Quando all'inizio di settembre io e F. abbiamo cominciato a guardare i programmi dei teatri romani per segnarci gli spettacoli di nostro interesse, la mia attenzione è stata immediatamente attirata dai due spettacoli di Milo Rau al teatro Argentina, Orestes in Mosul e La rivolta della dignità.
Non che io sapessi nulla di Milo Rau, il cui nome leggevo per la prima volta in vita mia, ma curiosando qua e là mi ero accorta che valeva la pena approfondire la conoscenza di questo regista svizzero considerato uno dei maggiori del teatro contemporaneo.
Così i primi biglietti che acquistiamo quest'anno sono proprio quelli di Orestes in Mosul, una coproduzione del RomaEuropa Festival che è a Roma in anteprima nazionale. Vi dico subito che, appena usciti dallo spettacolo, abbiamo deciso di comprare anche i biglietti per La rivolta della dignità.
Il tema è piuttosto chiaro fin dal titolo: in pratica Milo Rau decide di spostare la storia raccontata nell'Orestea di Eschilo a Mosul, la città dell'Iraq distrutta prima dalle guerre degli anni Novanta e poi soprattutto dall'occupazione dell'ISIS, trovando nelle due vicende un forte elemento di continuità soprattutto in riferimento al circolo vizioso delle vendette incrociate e senza fine che portano con sé solo morti, distruzione, dolore e odio.
L'idea già di per sé stessa originale è però impreziosita e resa unica dalla realizzazione, di cui provo qui a raccontare le caratteristiche principali.
La compagnia di Orestes in Mosul si è recata nella città irachena per mettere in scena lo spettacolo direttamente nei luoghi della guerra dell'ISIS. Qui la performance si è avvalsa della partecipazione di persone che vivono nella città e che sono state coinvolte nella rappresentazione di alcune scene dell'opera o in attività a essa correlate: l'accompagnamento musicale, la realizzazione delle foto di scena ecc.
Quanto rappresentato a Mosul è stato ripreso in video e parte di questi video sono oggetto dello spettacolo dal vivo. La medesima compagnia, nella quale ci sono persone di provenienza e lingua diversa (belga, arabo, inglese ecc. - lo spettacolo è infatti sottotitolato), è fisicamente presente sul palco dell'Argentina per rappresentare nuovamente la tragedia di Eschilo.

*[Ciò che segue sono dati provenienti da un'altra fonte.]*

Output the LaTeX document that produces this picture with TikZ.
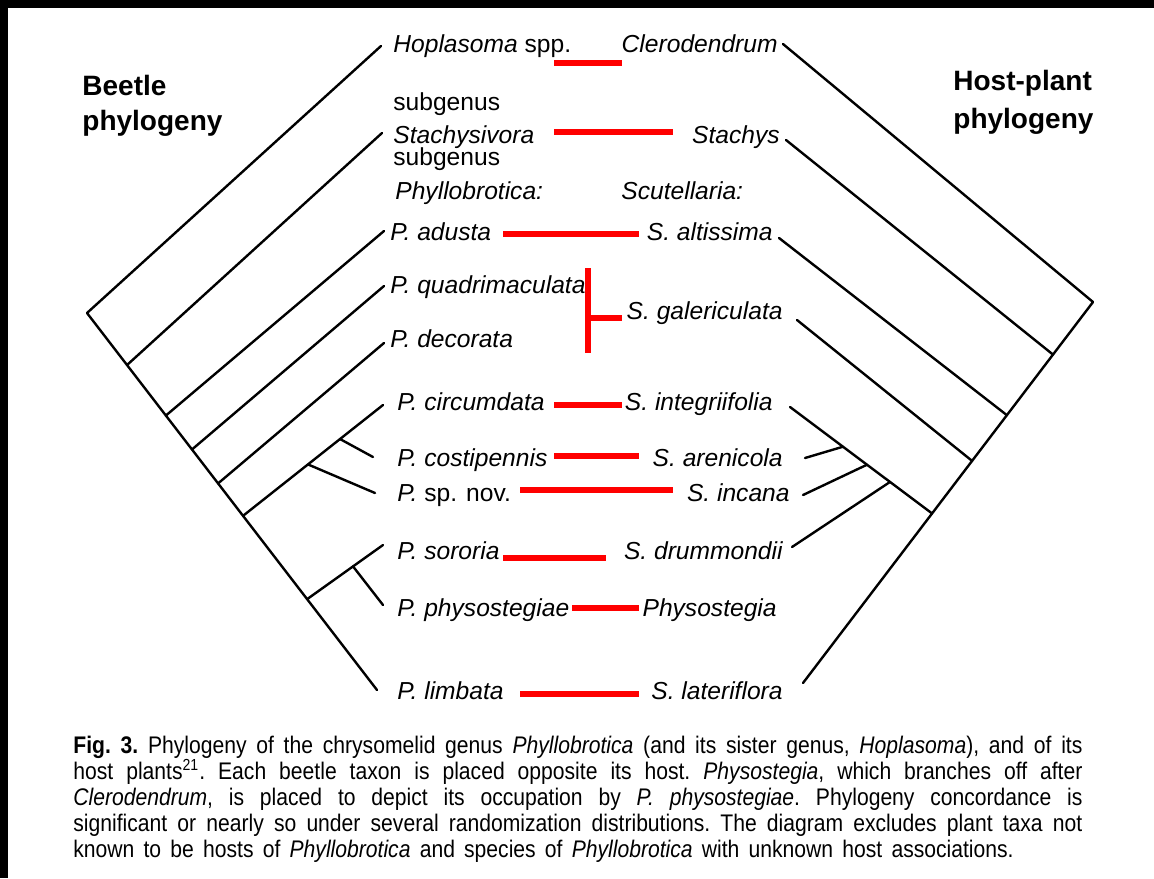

Oggetto della rappresentazione non è però esclusivamente il testo di Eschilo. A questo si intrecciano infatti le storie personali dei protagonisti, sia quelli presenti sul palco, sia quelli incontrati a Mosul. I due piani della narrazione (quella in video e quella dal vivo) non solo a più riprese si sovrappongono, ma - grazie a un sapiente uso della regia - interagiscono in forma di dialogo o interviste, come se tutto avvenisse in diretta. Per aumentare i piani di intersezione, in alcune delle fasi in cui viene riproposta una scena già girata a Mosul, la scenografia sul palco riproduce i luoghi reali dove sono state girate quelle scene, e compare sul palco un cameraman che segue l'azione con una telecamera, rendendo difficile per lo spettatore capire se il video che vede sullo schermo è quello girato in diretta ovvero quello girato a suo tempo.
Scandendo la storia in momenti dedicati ai singoli personaggi, momenti dentro i quali il testo di Eschilo costituisce lo scheletro della narrazione, un'essenza su cui - come si è visto - si innestano altre voci e altri temi e piani temporali, il regista ci conduce fino alla resa dei conti finale, ossia ci/si interroga su come interrompere la catena delle uccisioni. Che fare con coloro che hanno perpetrato orribili assassini, Oreste in Eschilo, i miliziani dell'ISIS a Mosul: decretarne la morte, ovvero perdonarli? O forse niente di tutto ciò, perché non ci può essere perdono per quello che è accaduto? Resta però forte il desiderio di ricostruire, ripartire e tornare a una vita normale, possibile solo interrompendo la catena delle vendette.